All examples are from a .pbs file, as these environment variables are only populated inside a batch job.

Common Environment Variables:

  • TMPDIR

    This is one of the most important directories, as it's deleted when the job finishes.

    Any build artifacts, unimportant files, or other ephemeral content should be stored in this directory - this will make your job much cleaner!

    Example PBS Usage and Output:

    echo "This job's temporary directory is: '$TMPDIR'"
    This job's temporary directory is '/scratch/pbs.20000.cm'
    
  • PBS_O_HOME

    The home folder of the user running the command.

    Example PBS Usage and Output:

    echo "My home directory is: '$PBS_O_HOME'"
    My home directory is: '/home/you'
    
  • PBS_O_LOGNAME

    The username of the invoking user.

    Example PBS Usage and Output:

    echo "My login username is: '$PBS_O_LOGNAME'"
    My login username is 'you'
    
  • PBS_O_PATH

    The PATH environment variable from the invoking user.

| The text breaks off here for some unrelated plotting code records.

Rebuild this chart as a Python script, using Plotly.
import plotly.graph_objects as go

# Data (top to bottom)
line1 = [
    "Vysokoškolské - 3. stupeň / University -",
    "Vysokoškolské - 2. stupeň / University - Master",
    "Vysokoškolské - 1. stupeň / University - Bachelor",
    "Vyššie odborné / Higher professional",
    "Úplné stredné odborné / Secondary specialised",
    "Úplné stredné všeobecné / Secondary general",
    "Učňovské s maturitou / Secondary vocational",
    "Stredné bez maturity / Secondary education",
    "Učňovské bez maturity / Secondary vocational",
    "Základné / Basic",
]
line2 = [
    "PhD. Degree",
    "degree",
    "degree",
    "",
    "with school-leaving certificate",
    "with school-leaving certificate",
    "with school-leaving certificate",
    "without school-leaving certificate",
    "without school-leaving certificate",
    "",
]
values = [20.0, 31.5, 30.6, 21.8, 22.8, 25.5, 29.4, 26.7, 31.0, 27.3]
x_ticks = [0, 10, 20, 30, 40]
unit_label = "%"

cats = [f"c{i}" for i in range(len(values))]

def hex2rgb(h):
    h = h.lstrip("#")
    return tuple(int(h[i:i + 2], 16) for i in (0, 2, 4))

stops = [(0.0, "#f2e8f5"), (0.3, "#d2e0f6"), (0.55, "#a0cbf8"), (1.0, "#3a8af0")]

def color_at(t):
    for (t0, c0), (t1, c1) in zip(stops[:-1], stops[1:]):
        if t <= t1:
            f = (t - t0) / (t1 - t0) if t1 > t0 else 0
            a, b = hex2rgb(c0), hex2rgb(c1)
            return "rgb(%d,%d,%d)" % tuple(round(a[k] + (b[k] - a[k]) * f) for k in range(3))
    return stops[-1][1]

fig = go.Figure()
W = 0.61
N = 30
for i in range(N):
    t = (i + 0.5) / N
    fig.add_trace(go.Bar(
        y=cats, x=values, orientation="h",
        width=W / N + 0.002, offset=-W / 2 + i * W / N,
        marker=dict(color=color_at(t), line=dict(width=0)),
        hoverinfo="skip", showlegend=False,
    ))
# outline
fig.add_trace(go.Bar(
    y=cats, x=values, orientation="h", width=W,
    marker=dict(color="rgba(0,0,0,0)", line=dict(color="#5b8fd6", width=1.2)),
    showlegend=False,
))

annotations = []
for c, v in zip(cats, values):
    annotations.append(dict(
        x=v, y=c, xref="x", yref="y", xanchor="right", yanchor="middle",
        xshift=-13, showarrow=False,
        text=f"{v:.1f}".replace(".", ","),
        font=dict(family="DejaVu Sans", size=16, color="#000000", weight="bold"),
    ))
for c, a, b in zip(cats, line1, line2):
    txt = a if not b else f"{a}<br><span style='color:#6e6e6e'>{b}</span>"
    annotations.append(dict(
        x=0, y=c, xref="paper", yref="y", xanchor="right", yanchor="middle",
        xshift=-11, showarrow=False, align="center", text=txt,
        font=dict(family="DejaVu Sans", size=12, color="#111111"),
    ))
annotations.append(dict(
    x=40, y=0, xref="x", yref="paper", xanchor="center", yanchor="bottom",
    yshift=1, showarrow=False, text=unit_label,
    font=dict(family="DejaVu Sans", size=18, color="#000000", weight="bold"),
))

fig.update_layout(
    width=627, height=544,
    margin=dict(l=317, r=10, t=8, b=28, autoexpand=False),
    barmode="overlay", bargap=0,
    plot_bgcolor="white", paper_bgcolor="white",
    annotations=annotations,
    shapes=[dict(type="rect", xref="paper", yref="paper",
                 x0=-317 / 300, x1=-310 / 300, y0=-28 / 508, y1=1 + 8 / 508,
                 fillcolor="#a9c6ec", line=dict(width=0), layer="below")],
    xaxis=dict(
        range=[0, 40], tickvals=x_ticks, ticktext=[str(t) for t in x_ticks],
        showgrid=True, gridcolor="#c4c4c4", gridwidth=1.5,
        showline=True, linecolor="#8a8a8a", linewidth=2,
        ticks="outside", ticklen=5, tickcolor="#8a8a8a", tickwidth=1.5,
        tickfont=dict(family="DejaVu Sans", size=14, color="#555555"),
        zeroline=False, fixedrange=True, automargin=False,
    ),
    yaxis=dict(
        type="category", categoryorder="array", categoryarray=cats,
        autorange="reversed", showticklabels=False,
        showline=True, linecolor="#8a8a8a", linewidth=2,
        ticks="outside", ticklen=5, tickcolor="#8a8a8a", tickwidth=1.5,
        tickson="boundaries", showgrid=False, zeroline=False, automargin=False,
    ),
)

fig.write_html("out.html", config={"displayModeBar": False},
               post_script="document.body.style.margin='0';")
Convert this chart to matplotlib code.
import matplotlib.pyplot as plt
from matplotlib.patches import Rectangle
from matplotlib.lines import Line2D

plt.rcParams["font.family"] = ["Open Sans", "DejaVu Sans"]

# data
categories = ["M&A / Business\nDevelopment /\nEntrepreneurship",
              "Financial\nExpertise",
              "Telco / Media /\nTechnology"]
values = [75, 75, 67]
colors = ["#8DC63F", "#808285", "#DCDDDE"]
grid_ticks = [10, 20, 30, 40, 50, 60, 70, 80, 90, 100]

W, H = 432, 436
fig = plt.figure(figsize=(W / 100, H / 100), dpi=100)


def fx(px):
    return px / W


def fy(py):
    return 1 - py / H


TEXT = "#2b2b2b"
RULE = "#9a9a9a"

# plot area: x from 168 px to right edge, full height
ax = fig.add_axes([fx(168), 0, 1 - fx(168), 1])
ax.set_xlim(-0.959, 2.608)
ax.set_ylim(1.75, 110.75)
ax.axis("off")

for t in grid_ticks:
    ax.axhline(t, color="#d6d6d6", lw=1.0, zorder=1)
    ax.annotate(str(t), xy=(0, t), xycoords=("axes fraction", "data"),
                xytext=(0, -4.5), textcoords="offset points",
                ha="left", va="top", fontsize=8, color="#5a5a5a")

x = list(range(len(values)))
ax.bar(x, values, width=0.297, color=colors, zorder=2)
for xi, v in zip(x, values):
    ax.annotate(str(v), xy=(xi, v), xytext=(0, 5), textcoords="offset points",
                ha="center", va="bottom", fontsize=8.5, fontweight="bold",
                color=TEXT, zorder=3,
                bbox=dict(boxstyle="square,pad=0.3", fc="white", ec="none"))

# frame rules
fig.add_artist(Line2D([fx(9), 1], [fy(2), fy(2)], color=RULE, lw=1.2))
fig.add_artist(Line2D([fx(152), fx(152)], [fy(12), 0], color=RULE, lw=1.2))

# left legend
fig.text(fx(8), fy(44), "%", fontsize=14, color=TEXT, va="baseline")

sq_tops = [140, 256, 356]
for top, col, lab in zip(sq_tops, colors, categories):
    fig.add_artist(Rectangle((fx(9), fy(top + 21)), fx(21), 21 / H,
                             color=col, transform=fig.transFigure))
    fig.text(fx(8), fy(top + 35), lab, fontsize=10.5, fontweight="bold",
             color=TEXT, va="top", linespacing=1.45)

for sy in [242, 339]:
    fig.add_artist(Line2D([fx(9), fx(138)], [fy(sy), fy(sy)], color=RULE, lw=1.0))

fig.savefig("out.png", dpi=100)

    Example PBS Usage and Output:

    echo "My path is: '$PBS_O_PATH'"
    My path is: '/urs/new/bin:/usr/local/bin:/bin'
    
  • PBS_O_SHELL

    The shell of the invoking user.

    Example PBS Usage and Output:

    echo "My shell path is: '$PBS_O_SHELL'"
    My shell path is: '/sbin/csh'
    
  • PBS_O_HOST

    The machine hostname of the server.

    Example PBS and Output:

    echo "The machine hostname: '$PBS_O_HOST'"
    The machine hostname: 'metis'
    
  • PBS_O_WORKDIR

    The user's working directory (at time of invocation).

    Example PBS and Output:

    echo "My current working directory: '$PBS_O_WORKDIR'"
    My current working directory: '/home/you'
    
  • PBS_JOBID

    The ID of the batch job.

    Example PBS Usage and Output:

    echo "The ID of this job: '$PBS_JOBID'"
    The ID of this job: '16386.cm'
    

The Shebang

At the top of the script, we can see the shebang.

A shebang specifier which interpreter PBS should use. In almost every case, it's best to use Bash, which is located at /bin/bash.

This line is reqiured, but likely doesn't need to be modified!